The novel itself centers on Fetch Phillips, living in Sunder City which was once a great industrial town due to a huge source of fire energy that the city possessed. After human soldiers attacked the source of magical power throughout the land, this fire went out, and poverty went rampant in the city. The energy here feels almost like a fantasy Victorian London, but not quite, I can’t entirely explain it: urban fantasy, I guess, but without a lot of our modern technologies (due to magic having been used for a lot of things). In any case, magical beings of all kinds with different abilities all lived here, and now those magical creatures find themselves being hugely affected in not just their abilities to make money through their magical skills, but also in their bodies: elves deteriorate, werewolves get caught between half-man-half-dog, vampires fangs fall out and they slowly wither to dust without being able (or wanting) to drink blood. One such Vampire, Edmund Rye, is a teacher at a school for young magical beings that never knew a life when magic truly existed, and therefore do not understand the effects of what happened. After Edmund goes missing, Fetch is hired to try and find the man, and let’s just say that his tactics are less than smooth; from here the story takes shape with Fetch’s investigation which leads us to information about the history of the city, and the reality that many people now live in within it.
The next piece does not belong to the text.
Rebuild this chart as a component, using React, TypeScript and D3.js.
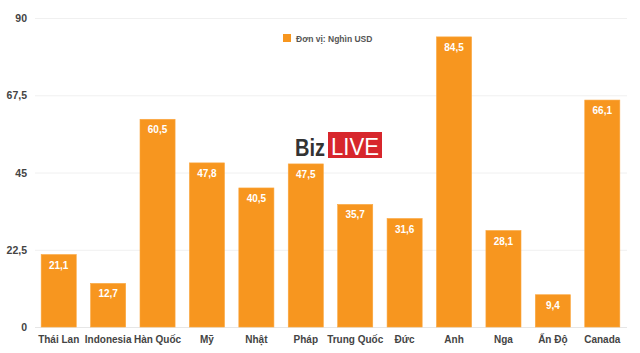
import React, { useEffect, useRef } from 'react';
import * as d3 from 'd3';

const countries = ['Thái Lan', 'Indonesia', 'Hàn Quốc', 'Mỹ', 'Nhật', 'Pháp', 'Trung Quốc', 'Đức', 'Anh', 'Nga', 'Ấn Độ', 'Canada'];
const values = [21.1, 12.7, 60.5, 47.8, 40.5, 47.5, 35.7, 31.6, 84.5, 28.1, 9.4, 66.1];
const yTicks = [0, 22.5, 45, 67.5, 90];
const legendLabel = 'Đơn vị: Nghìn USD';

const W = 640;
const H = 353;
const fmt = (v: number) => String(v).replace('.', ',');

const App = () => {
  const ref = useRef<SVGSVGElement>(null);

  useEffect(() => {
    if (!ref.current) return;
    const svg = d3.select(ref.current);
    svg.selectAll('*').remove();
    const font = 'Liberation Sans, Arial, Helvetica, sans-serif';

    const x = d3.scaleBand().domain(countries).range([34, 627]).paddingInner(0.29).paddingOuter(0.145);
    const y = d3.scaleLinear().domain([0, 90]).range([327, 18]);

    // grid
    svg.append('g')
      .selectAll('line')
      .data(yTicks)
      .join('line')
      .attr('x1', 35)
      .attr('x2', 627)
      .attr('y1', (d) => y(d) + 0.5)
      .attr('y2', (d) => y(d) + 0.5)
      .attr('stroke', (d) => (d === 0 ? '#e6e6e6' : '#f0f0f0'))
      .attr('stroke-width', 1);

    svg.append('g')
      .selectAll('text')
      .data(yTicks)
      .join('text')
      .attr('x', 27)
      .attr('y', (d) => y(d) + 4)
      .attr('text-anchor', 'end')
      .attr('font-family', font)
      .attr('font-size', 10.5)
      .attr('font-weight', 'bold')
      .attr('fill', '#444')
      .text((d) => fmt(d));

    // watermark
    const logo = svg.append('g');
    logo.append('text')
      .attr('x', 295)
      .attr('y', 156)
      .attr('font-family', font)
      .attr('font-size', 23)
      .attr('font-weight', 'bold')
      .attr('fill', '#333')
      .attr('textLength', 30)
      .attr('lengthAdjust', 'spacingAndGlyphs')
      .text('Biz');
    logo.append('rect').attr('x', 328).attr('y', 132).attr('width', 54).attr('height', 26).attr('fill', '#d7262c');
    logo.append('text')
      .attr('x', 331)
      .attr('y', 155)
      .attr('font-family', font)
      .attr('font-size', 24)
      .attr('fill', '#fff')
      .attr('textLength', 48)
      .attr('lengthAdjust', 'spacingAndGlyphs')
      .text('LIVE');
    logo.append('line').attr('x1', 290).attr('x2', 323).attr('y1', 164.5).attr('y2', 164.5).attr('stroke', '#f5b56a').attr('stroke-width', 1);

    // bars
    svg.append('g')
      .selectAll('rect')
      .data(values)
      .join('rect')
      .attr('x', (_, i) => x(countries[i])!)
      .attr('y', (d) => y(d))
      .attr('width', x.bandwidth())
      .attr('height', (d) => y(0) - y(d))
      .attr('fill', '#f7961f')
      .attr('stroke', '#fba73f')
      .attr('stroke-width', 0.6);

    svg.append('g')
      .selectAll('text')
      .data(values)
      .join('text')
      .attr('x', (_, i) => x(countries[i])! + x.bandwidth() / 2)
      .attr('y', (d) => y(d) + 14)
      .attr('text-anchor', 'middle')
      .attr('font-family', font)
      .attr('font-size', 10)
      .attr('font-weight', 'bold')
      .attr('fill', '#fff')
      .text((d) => fmt(d));

    svg.append('g')
      .selectAll('text')
      .data(countries)
      .join('text')
      .attr('x', (d) => x(d)! + x.bandwidth() / 2)
      .attr('y', 343)
      .attr('text-anchor', 'middle')
      .attr('font-family', font)
      .attr('font-size', 10)
      .attr('font-weight', 'bold')
      .attr('fill', '#444')
      .text((d) => d);

    // legend
    svg.append('rect').attr('x', 283).attr('y', 34).attr('width', 8).attr('height', 8).attr('fill', '#f7961f');
    svg.append('text')
      .attr('x', 296)
      .attr('y', 41.5)
      .attr('font-family', font)
      .attr('font-size', 8.5)
      .attr('font-weight', 'bold')
      .attr('fill', '#555')
      .text(legendLabel);
  }, []);

  return <svg ref={ref} width={W} height={H} style={{ position: 'absolute', left: 0, top: 0, background: '#fff' }} />;
};

export default App;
Fetch is a former soldier who is weighed down by knowing that he had a large hand in the downfall of their society and the destruction of magic. In short, he is a miserable guy who knows how to irritate people and twist their arms to get what he wants. But is he actually good at his job, or does he just wear people down enough and happen to fall on information as he needs it? It sort of feels like the latter to be honest, as he stumbles around not really finding any strong leads, only to then be led to a conclusion with a few scraps. Overall, the plot was really halting and led itself to a lot of dead-ends and blackouts that didn’t feel like they were going anywhere. And I’m not sure that all of them did, even if there was a clear resolution to Fetch’s case in the end. Throughout the novel, we also see flashbacks of Fetch’s past and upbringing shed light on his character and how he got here. I definitely enjoyed the flashbacks a lot, and felt they did some much-needed weightlifting in giving our protagonist something to lean on other than the simple self-hatred we see throughout, but these little vignettes did spring up at times during the greater plot which took me out of it a little too much, only to need to center myself on what exactly was happening again when we got back. Truth be told, for a book that was not much over 300 pages, it certainly felt way longer than that, and took me far longer to read than I thought it would: I am all for a slow burn, but this one really just sputtered in its pacing until the last quarter or so.
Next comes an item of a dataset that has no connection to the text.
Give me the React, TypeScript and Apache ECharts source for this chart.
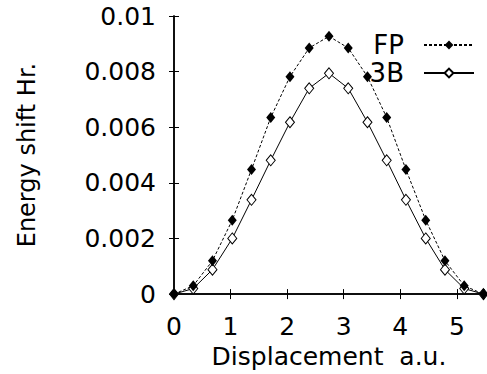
import React, { useEffect, useRef } from "react";
import * as echarts from "echarts";

const xValues = [0, 0.34, 0.68, 1.03, 1.37, 1.71, 2.05, 2.39, 2.74, 3.08, 3.42, 3.76, 4.1, 4.45, 4.79, 5.13, 5.47];
const fpValues = [0, 0.0003, 0.0012, 0.00266, 0.00448, 0.00635, 0.00782, 0.00885, 0.00927, 0.00885, 0.00782, 0.00635, 0.00448, 0.00266, 0.0012, 0.0003, 0];
const b3Values = [0, 0.0002, 0.00088, 0.002, 0.00339, 0.00481, 0.00618, 0.0074, 0.00794, 0.0074, 0.00618, 0.00481, 0.00339, 0.002, 0.00088, 0.0002, 0];
const xTickLabels = ["0", "1", "2", "3", "4", "5"];
const yTickLabels = ["0", "0.002", "0.004", "0.006", "0.008", "0.01"];

const FONT = "DejaVu Sans";

export default function App() {
  const ref = useRef<HTMLDivElement>(null);
  useEffect(() => {
    const chart = echarts.init(ref.current!, null, { renderer: "svg" });
    const axisLineStyle = { color: "#000", width: 1.5 };
    chart.setOption({
      animation: false,
      backgroundColor: "#fff",
      grid: { left: 174, right: 0, top: 16, bottom: 76.5, containLabel: false },
      legend: {
        orient: "vertical",
        right: 7,
        top: 27,
        align: "right",
        itemWidth: 50,
        itemHeight: 11,
        itemGap: 2,
        data: ["FP", "3B"],
        textStyle: { fontFamily: FONT, fontSize: 26, color: "#000", padding: [0, 15, 0, 0] },
      },
      xAxis: [
        {
          type: "value",
          min: 0,
          max: 5.48,
          interval: 1,
          position: "bottom",
          name: "Displacement  a.u.",
          nameLocation: "middle",
          nameGap: 47,
          nameTextStyle: { fontFamily: FONT, fontSize: 25, color: "#000" },
          axisLine: { show: true, lineStyle: axisLineStyle },
          axisTick: { show: true, inside: true, length: 5, lineStyle: { color: "#000" } },
          axisLabel: {
            fontFamily: FONT,
            fontSize: 25,
            color: "#000",
            margin: 20,
            formatter: (v: number) => {
              const s = String(Math.round(v));
              return Math.abs(v - Math.round(v)) < 1e-6 && xTickLabels.includes(s) ? s : "";
            },
          },
          splitLine: { show: false },
        },
        {
          type: "value",
          min: 0,
          max: 5.48,
          interval: 1,
          position: "top",
          axisLine: { show: true, lineStyle: axisLineStyle },
          axisTick: { show: true, inside: true, length: 5, lineStyle: { color: "#000" } },
          axisLabel: { show: false },
          splitLine: { show: false },
        },
      ],
      yAxis: [
        {
          type: "value",
          min: 0,
          max: 0.01,
          interval: 0.002,
          position: "left",
          name: "Energy shift Hr.",
          nameLocation: "middle",
          nameGap: 135,
          nameTextStyle: { fontFamily: FONT, fontSize: 24, color: "#000" },
          axisLine: { show: true, lineStyle: axisLineStyle },
          axisTick: { show: true, inside: true, length: 5, lineStyle: { color: "#000" } },
          axisLabel: {
            fontFamily: FONT,
            fontSize: 25,
            color: "#000",
            margin: 18,
            formatter: (v: number) => yTickLabels[Math.round(v / 0.002)] ?? "",
          },
          splitLine: { show: false },
        },
        {
          type: "value",
          min: 0,
          max: 0.01,
          interval: 0.002,
          position: "right",
          axisLine: { show: true, lineStyle: axisLineStyle },
          axisTick: { show: true, inside: true, length: 5, lineStyle: { color: "#000" } },
          axisLabel: { show: false },
          splitLine: { show: false },
        },
      ],
      series: [
        {
          name: "3B",
          type: "line",
          data: xValues.map((x, i) => [x, b3Values[i]]),
          symbol: "diamond",
          symbolSize: [9, 11],
          showAllSymbol: true,
          clip: false,
          z: 2,
          lineStyle: { color: "#000", width: 1, type: "solid" },
          itemStyle: { color: "#fff", borderColor: "#000", borderWidth: 1 },
        },
        {
          name: "FP",
          type: "line",
          data: xValues.map((x, i) => [x, fpValues[i]]),
          symbol: "diamond",
          symbolSize: [9, 11],
          showAllSymbol: true,
          clip: false,
          z: 3,
          lineStyle: { color: "#000", width: 1, type: [3, 2] },
          itemStyle: { color: "#000", borderColor: "#000", borderWidth: 0 },
        },
      ],
    });
    return () => chart.dispose();
  }, []);
  return <div ref={ref} style={{ width: 487, height: 374, position: "absolute", left: 0, top: 0 }} />;
}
But despite the so-so progress of the actual plot, there is still something I enjoyed about this novel. Fetch is a type of character I’ve seen before, sort of a John Constantine by way of Keanu Reeves: you shouldn’t like him, and he sure is a gloomy guy, but for some reason you are kind of rooting for him. And there is a mystery to be solved, after all! Not only that, but I really enjoyed the city being stitched together here: the details felt purposeful and created a very intriguing picture of this new fantasy world. I wanted to know more about the life and creatures and how things work, so in that way, the setting is really engaging and did a lot of heavy lifting.
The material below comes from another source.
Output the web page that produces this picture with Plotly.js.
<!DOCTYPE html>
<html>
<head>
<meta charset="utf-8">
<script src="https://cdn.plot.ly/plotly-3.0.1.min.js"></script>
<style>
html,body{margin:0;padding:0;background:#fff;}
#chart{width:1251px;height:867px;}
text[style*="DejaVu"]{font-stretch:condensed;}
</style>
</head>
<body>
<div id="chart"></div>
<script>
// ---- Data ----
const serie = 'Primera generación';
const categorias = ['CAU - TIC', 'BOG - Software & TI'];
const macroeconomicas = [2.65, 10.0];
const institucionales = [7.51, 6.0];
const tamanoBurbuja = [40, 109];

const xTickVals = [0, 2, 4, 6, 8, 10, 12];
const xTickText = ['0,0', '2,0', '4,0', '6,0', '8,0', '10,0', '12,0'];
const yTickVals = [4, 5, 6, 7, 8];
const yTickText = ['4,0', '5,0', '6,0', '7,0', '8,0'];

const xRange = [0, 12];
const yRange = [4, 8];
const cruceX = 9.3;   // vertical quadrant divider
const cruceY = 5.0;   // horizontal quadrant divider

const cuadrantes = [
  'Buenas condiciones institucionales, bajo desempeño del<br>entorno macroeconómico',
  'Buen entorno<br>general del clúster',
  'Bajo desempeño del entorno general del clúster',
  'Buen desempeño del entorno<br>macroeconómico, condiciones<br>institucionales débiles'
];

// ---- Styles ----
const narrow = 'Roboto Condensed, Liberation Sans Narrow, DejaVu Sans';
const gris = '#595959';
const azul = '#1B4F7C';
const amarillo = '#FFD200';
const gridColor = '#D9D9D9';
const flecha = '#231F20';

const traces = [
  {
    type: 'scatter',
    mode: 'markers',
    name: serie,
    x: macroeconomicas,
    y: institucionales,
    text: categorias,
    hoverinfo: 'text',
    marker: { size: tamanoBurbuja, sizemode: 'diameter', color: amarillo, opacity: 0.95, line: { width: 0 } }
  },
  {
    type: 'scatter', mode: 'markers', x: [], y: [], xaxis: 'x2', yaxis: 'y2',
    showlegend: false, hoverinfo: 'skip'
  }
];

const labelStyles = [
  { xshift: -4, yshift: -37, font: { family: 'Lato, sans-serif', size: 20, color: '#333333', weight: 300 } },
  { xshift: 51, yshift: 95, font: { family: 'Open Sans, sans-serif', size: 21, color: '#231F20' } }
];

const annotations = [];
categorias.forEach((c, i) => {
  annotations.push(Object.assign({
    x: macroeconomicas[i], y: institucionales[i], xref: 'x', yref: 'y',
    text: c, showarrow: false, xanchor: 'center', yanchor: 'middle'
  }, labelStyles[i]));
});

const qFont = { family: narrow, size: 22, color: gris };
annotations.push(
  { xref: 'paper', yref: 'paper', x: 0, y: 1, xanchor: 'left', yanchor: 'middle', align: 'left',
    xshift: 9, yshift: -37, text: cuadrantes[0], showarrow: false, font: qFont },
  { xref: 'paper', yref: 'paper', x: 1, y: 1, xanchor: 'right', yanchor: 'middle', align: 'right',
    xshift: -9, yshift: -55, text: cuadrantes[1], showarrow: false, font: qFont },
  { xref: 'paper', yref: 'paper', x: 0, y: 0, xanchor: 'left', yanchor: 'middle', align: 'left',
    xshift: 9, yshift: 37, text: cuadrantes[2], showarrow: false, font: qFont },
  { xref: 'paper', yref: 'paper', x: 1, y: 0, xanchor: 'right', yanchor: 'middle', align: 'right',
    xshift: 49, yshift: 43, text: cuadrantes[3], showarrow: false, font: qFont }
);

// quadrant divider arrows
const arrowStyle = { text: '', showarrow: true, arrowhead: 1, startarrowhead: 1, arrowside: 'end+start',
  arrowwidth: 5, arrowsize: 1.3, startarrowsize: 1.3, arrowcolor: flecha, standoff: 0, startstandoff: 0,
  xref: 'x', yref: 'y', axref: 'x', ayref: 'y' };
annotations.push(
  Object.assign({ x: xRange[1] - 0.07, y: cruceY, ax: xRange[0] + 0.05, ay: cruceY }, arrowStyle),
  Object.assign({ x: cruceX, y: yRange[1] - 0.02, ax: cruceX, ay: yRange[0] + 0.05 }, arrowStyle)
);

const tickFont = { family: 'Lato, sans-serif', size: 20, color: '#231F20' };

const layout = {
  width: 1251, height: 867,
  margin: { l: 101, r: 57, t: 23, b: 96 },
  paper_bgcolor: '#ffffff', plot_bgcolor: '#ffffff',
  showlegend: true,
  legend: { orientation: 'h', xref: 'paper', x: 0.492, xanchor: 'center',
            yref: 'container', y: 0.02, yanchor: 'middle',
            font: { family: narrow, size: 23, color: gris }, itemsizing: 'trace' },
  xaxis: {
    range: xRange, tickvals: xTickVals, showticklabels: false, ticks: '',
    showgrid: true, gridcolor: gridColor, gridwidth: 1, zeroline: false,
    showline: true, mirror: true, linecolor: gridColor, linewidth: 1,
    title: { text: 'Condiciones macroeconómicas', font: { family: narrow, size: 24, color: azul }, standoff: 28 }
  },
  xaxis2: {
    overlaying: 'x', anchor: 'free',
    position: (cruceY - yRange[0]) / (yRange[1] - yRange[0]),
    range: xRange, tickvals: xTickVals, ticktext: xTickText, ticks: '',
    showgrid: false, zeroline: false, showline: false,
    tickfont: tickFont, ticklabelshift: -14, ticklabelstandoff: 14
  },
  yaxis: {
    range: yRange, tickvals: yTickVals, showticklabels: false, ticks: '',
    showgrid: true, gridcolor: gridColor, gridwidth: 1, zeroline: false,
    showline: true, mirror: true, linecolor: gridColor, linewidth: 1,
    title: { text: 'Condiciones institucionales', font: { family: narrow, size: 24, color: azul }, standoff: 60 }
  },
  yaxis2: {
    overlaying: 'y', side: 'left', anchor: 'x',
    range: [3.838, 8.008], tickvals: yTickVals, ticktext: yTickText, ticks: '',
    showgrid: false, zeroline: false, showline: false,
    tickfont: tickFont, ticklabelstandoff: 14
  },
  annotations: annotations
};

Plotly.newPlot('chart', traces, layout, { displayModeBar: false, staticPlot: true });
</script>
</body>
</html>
In the end, The Last Smile in Sunder City is a debut novel from Luke Arnold, with some solid foundations in the dark noir concept and lively, rich world that has been constructed. It was just the execution and plotting that didn’t entirely stick for me. So as always, the question is, will I continue with the next book in this series once it comes out? And as is so often the case lately, my answer is, I have no definitive answer either way.